Does anyone have any idea how to fix this?

solth commented 3 weeks ago

Issue #5378 describes a similar bug which was solved by ignoring the issue in the tests. This could be done here, too, but might not be the correct solution if the problem also exists in production. According to the fix #5380, the problem "is triggered when HTML elements are dynamically added and removed from the DOM (which happens often in Primefaces) such that the current reference to a specific HTML element is not valid any more". Will this happen only in tests?

There are multiple reasons for the StaleElementReference that we encountered with the Selenium Tests in Kitodo.Production over the time. The DOM being adjusted dynamically by JSF or PrimeFaces is just one of them (albeit the most common one, I think). Other reasons can be that the browser in unable to reach a certain page because of an exception or error that occured in a previous test or during navigation on an earlier page. Sometimes the elements in a list, for example the options in a pulldown menu are unordered, even though the test expects them in a certain order, thus only succeeding when the list is coincidentally in the expected order.

In all these cases the browser ends up on a wrong page (sometimes the error page with stack trace), where certain expected elements were never present to begin with, thus causing the StaleElementReference (in contrast to the identical components being replaced by JSF). Unfortunately, it's very difficult to find out which scenario is the cause for the failing tests in most cases, because the logs and stack trace will often times only be the result of a previous error, not the cause of the original error itself.

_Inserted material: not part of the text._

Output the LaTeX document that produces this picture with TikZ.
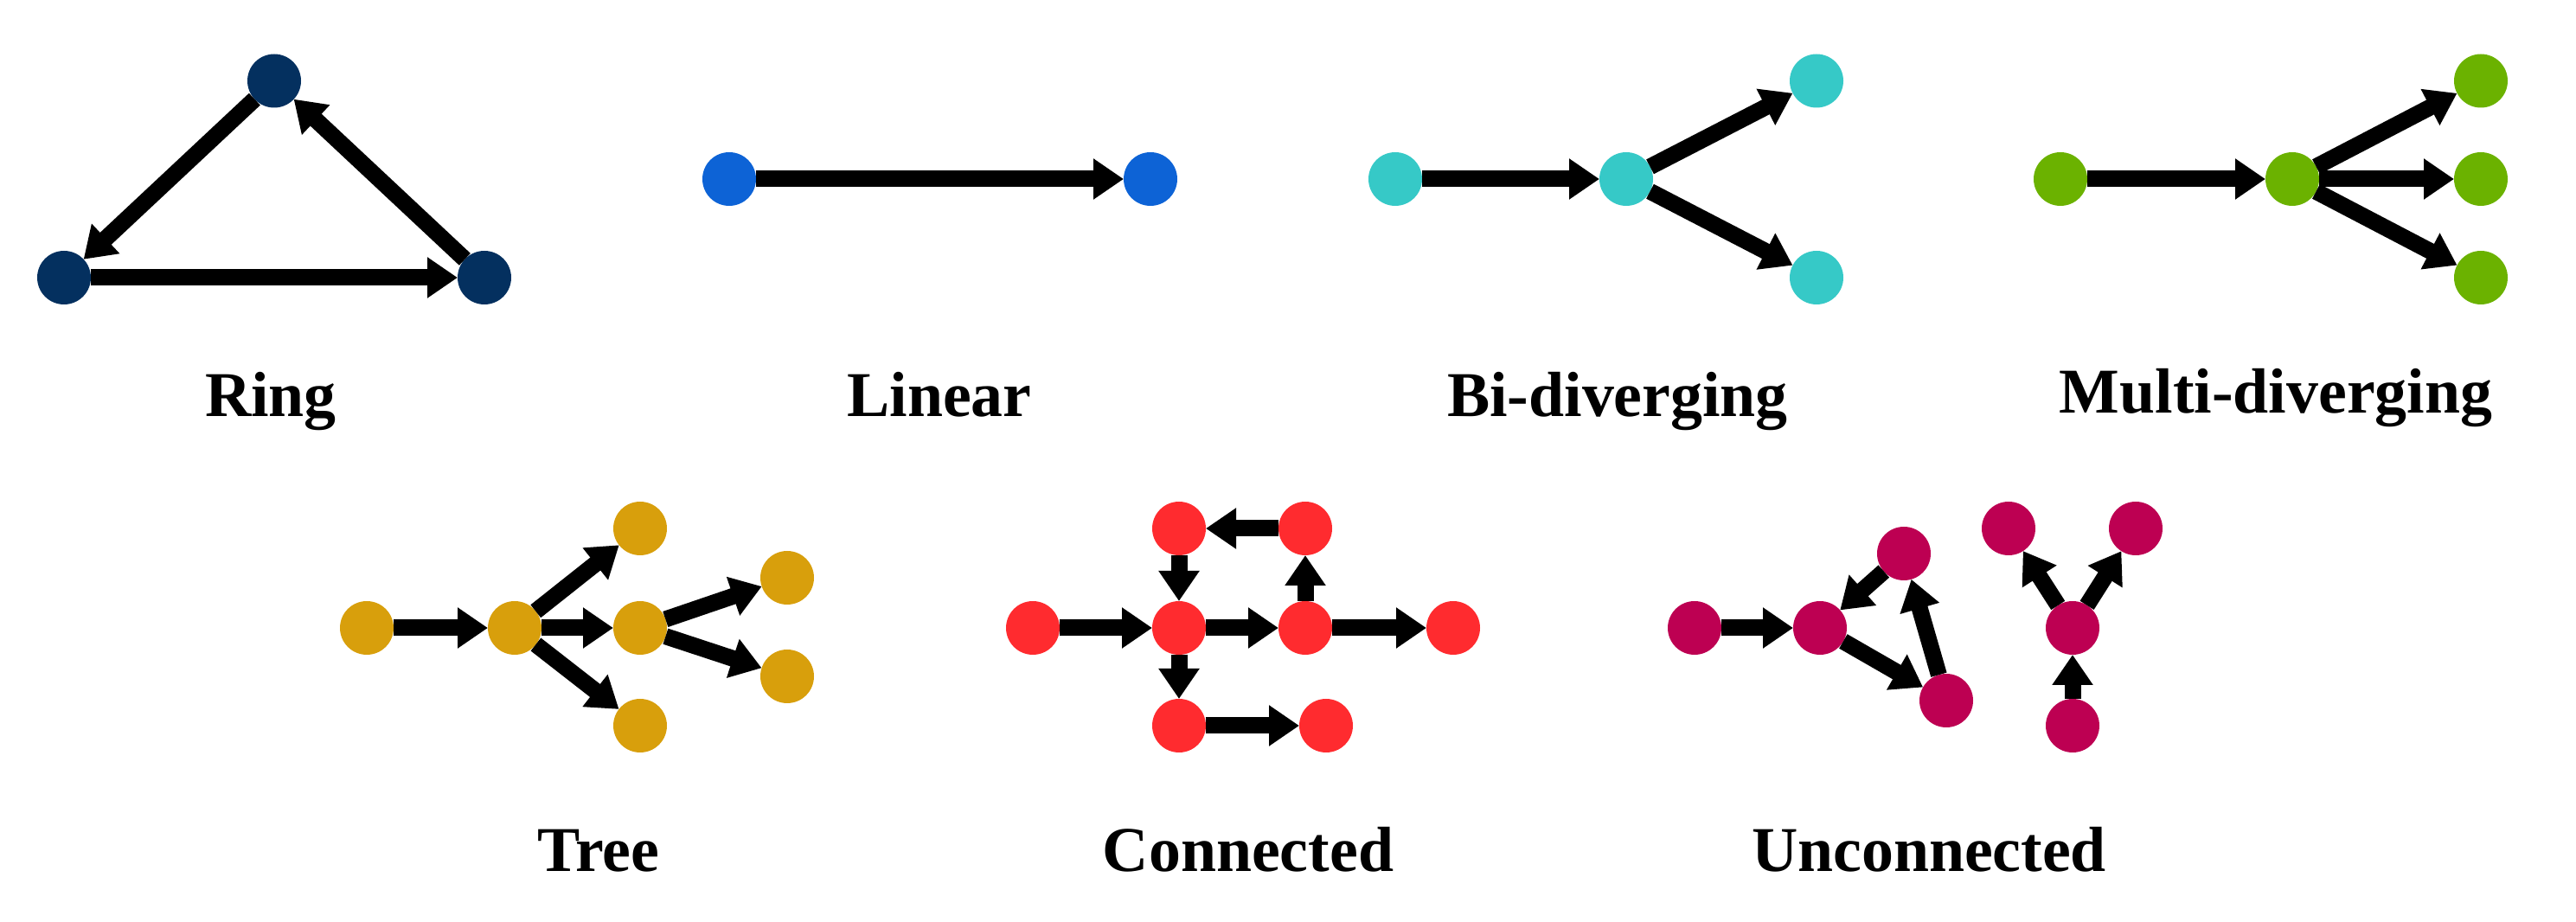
\documentclass[tikz,border=0pt]{standalone}
\usepackage{fontspec}
\setmainfont{Liberation Serif}
\usetikzlibrary{automata, positioning, arrows.meta}
\definecolor{ringcol}{HTML}{04305F}
\definecolor{linearcol}{HTML}{0D63D6}
\definecolor{bicol}{HTML}{36C9C7}
\definecolor{multicol}{HTML}{6BB200}
\definecolor{treecol}{HTML}{D89F0C}
\definecolor{conncol}{HTML}{FF2B2F}
\definecolor{unconncol}{HTML}{BD0052}

\begin{document}
\begin{tikzpicture}[
    on grid,
    >={Triangle[length=0.35cm, width=0.45cm]},
    every state/.style={draw=none, minimum size=0.62cm, inner sep=0pt, outer sep=0pt},
    every edge/.append style={line width=0.19cm},
    title/.style={font=\fontsize{21}{25}\selectfont\bfseries, anchor=base}
]
   \useasboundingbox (0,0) rectangle (29.78,-10.66);

   % Ring
   \node[state, fill=ringcol] (r1) at (0.74,-3.21) {};
   \node[state, fill=ringcol] (r2) [right=4.86 of r1] {};
   \node[state, fill=ringcol] (r3) [above right=2.275 and 2.43 of r1] {};
   \path[->]
   (r3) edge (r1)
   (r1) edge (r2)
   (r2) edge (r3);
   \node[title] (ringlbl) at (3.13,-4.82) {Ring};

   % Linear
   \node[state, fill=linearcol] (l1) at (8.43,-2.07) {};
   \node[state, fill=linearcol] (l2) [right=4.87 of l1] {};
   \path[->] (l1) edge (l2);
   \node[title] (linlbl) at (10.86,-4.82) {Linear};

   % Bi-diverging
   \node[state, fill=bicol] (b1) at (16.13,-2.07) {};
   \node[state, fill=bicol] (b2) [right=2.67 of b1] {};
   \node[state, fill=bicol] (b3) [above right=1.135 and 2.2 of b2] {};
   \node[state, fill=bicol] (b4) [below right=1.14 and 2.2 of b2] {};
   \path[->]
   (b1) edge (b2)
   (b2) edge (b3)
        edge (b4);
   \node[title] (bilbl) at (18.70,-4.82) {Bi-diverging};

   % Multi-diverging
   \node[state, fill=multicol] (m1) at (23.82,-2.07) {};
   \node[state, fill=multicol] (m2) [right=2.68 of m1] {};
   \node[state, fill=multicol] (m3) [above right=1.135 and 2.18 of m2] {};
   \node[state, fill=multicol] (m4) [right=2.18 of m2] {};
   \node[state, fill=multicol] (m5) [below right=1.14 and 2.18 of m2] {};
   \path[->]
   (m1) edge (m2)
   (m2) edge (m3)
        edge (m4)
        edge (m5);
   \node[title] (multilbl) at (26.31,-4.78) {Multi-diverging};

   % Tree
   \node[state, fill=treecol] (t1) at (4.24,-7.26) {};
   \node[state, fill=treecol] (t2) [right=1.71 of t1] {};
   \node[state, fill=treecol] (t3) [above right=1.15 and 1.45 of t2] {};
   \node[state, fill=treecol] (t4) [right=1.45 of t2] {};
   \node[state, fill=treecol] (t5) [below right=1.13 and 1.45 of t2] {};
   \node[state, fill=treecol] (t6) [above right=0.58 and 1.70 of t4] {};
   \node[state, fill=treecol] (t7) [below right=0.56 and 1.70 of t4] {};
   \path[->]
   (t1) edge (t2)
   (t2) edge (t3)
        edge (t4)
        edge (t5)
   (t4) edge (t6)
        edge (t7);
   \node[title] (treelbl) at (6.92,-10.08) {Tree};

   % Connected
   \node[state, fill=conncol] (c1) at (11.94,-7.26) {};
   \node[state, fill=conncol] (c2) [right=1.69 of c1] {};
   \node[state, fill=conncol] (c3) [above=1.15 of c2] {};
   \node[state, fill=conncol] (c4) [right=1.46 of c2] {};
   \node[state, fill=conncol] (c5) [above=1.15 of c4] {};
   \node[state, fill=conncol] (c6) [right=1.71 of c4] {};
   \node[state, fill=conncol] (c7) [below=1.13 of c2] {};
   \node[state, fill=conncol] (c8) [right=1.70 of c7] {};
   \path[->]
   (c1) edge (c2)
   (c2) edge (c4)
        edge (c7)
   (c4) edge (c6)
        edge (c5)
   (c5) edge (c3)
   (c3) edge (c2)
   (c7) edge (c8);
   \node[title] (connlbl) at (14.43,-10.08) {Connected};

   % Unconnected
   \node[state, fill=unconncol] (u1) at (19.59,-7.26) {};
   \node[state, fill=unconncol] (u2) [right=1.45 of u1] {};
   \node[state, fill=unconncol] (u3) [above right=0.86 and 0.97 of u2] {};
   \node[state, fill=unconncol] (u4) [below right=0.84 and 1.46 of u2] {};
   \node[state, fill=unconncol] (y1) at (23.96,-7.26) {};
   \node[state, fill=unconncol] (y2) [above left=1.15 and 0.74 of y1] {};
   \node[state, fill=unconncol] (y3) [above right=1.15 and 0.73 of y1] {};
   \node[state, fill=unconncol] (y4) [below=1.13 of y1] {};
   \path[->]
   (u1) edge (u2)
   (u2) edge (u4)
   (u4) edge (u3)
   (u3) edge (u2)
   (y4) edge (y1)
   (y1) edge (y2)
        edge (y3);
   \node[title] (unconnlbl) at (22.30,-10.08) {Unconnected};

\end{tikzpicture}
\end{document}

Since currently these failing tests are causing more trouble than they are worth, I would probably set them to @disabled until enough resources are available to analyse the cause of the problem in depth. (as explained above, I think most of the reasons for the failing tests will only happen in tests, not in production, since they are related to certain "expectations" in the tests that are not met, so I think disabling these tests for now is acceptable as an exception this time)